Sin embargo, ésa es todavía una oración desde el yo. Y ello no significa desvalorizarla, sino contextualizarla ajustadamente, para no pedirle más de lo que puede dar.

 

         Pero cuando, desde la “oración” –afectiva, reflexiva-, nacida del yo, se pasa al silencio contemplativo o a la “meditación” sin objeto, la persona descubre que es llevada, antes o después, a vivir la práctica meditativa como “entregarse”. 

 

         Para empezar, la persona intuye que el único modo de avanzar en la oración y en la meditación consiste en entregarse a una Realidad “mayor”. Así, de entrada, el yo empieza a entregarse a sí mismo a una realidad que lo sobrepasa.

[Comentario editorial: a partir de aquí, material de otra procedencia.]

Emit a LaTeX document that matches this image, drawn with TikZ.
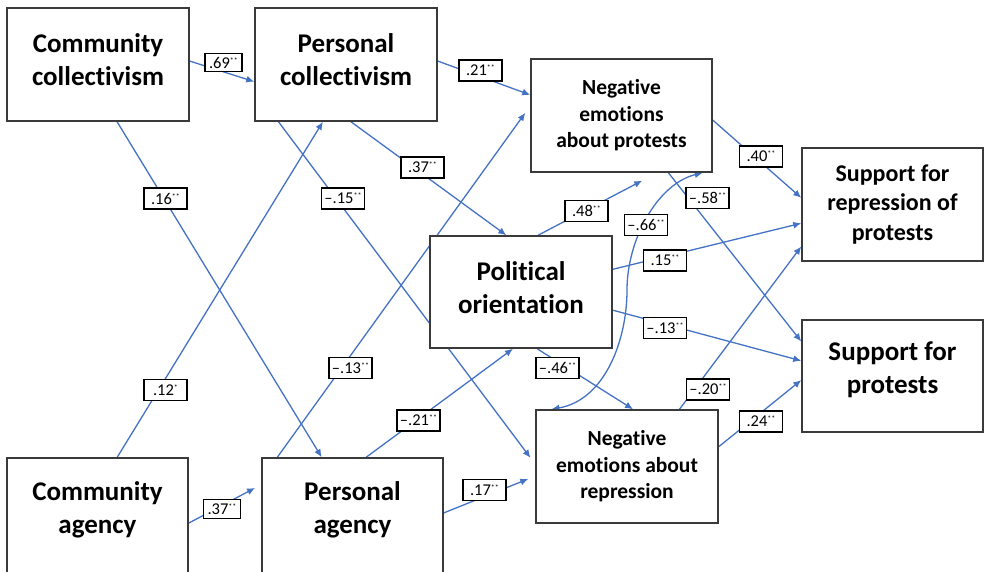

Y, en el mismo instante, experimenta que, paradójicamente, es la entrega la que le otorga libertad. A más entrega, mayor amplitud y liberación.

 

         Poco a poco, al perseverar en la práctica meditativa –silencio contemplativo o meditación sin objeto-, nos vamos familiarizando con el vacío de pensamientos. Si evitamos la trampa de querer “llenar” ese vacío con cualquier objeto mental, es el momento de entregarnos a él…, hasta que únicamente la entrega sea. El yo se ha diluido, como consecuencia del silenciamiento de la mente, y queda únicamente entrega, que lo ocupa todo. Hemos llegado a un punto en el que no es el yo el que se está entregando; sencillamente, la entrega es. No hay nada más, ni siquiera el yo que buscaba entregarse. 

 

         Y aquí es donde caemos en la cuenta de que esa entrega coincide plenamente con el amor. Entregarse es lo mismo que amar. Habremos dejado de controlar y de apropiarnos, para entrar en el camino del “dejar fluir” y de la desapropiación.

 

Pero tampoco aquí se trata de una “voluntad” personal de amar ni de un yo que siente amor; se descubre, más bien, que el amor es. Y que no hay –ni puede haber- sino amor. Un amor-sin-objeto, que es entrega total, fuera del cual no queda nada. 

 

     Meditar, ciertamente, es entregarse; meditar es amar. O más exactamente, la práctica meditativa nos permite salir de la inercia y de las trampas de nuestro yo, para empezar a vislumbrar y a disfrutar que sólo el Amor es. Y que por ahí va nuestra identidad más profunda.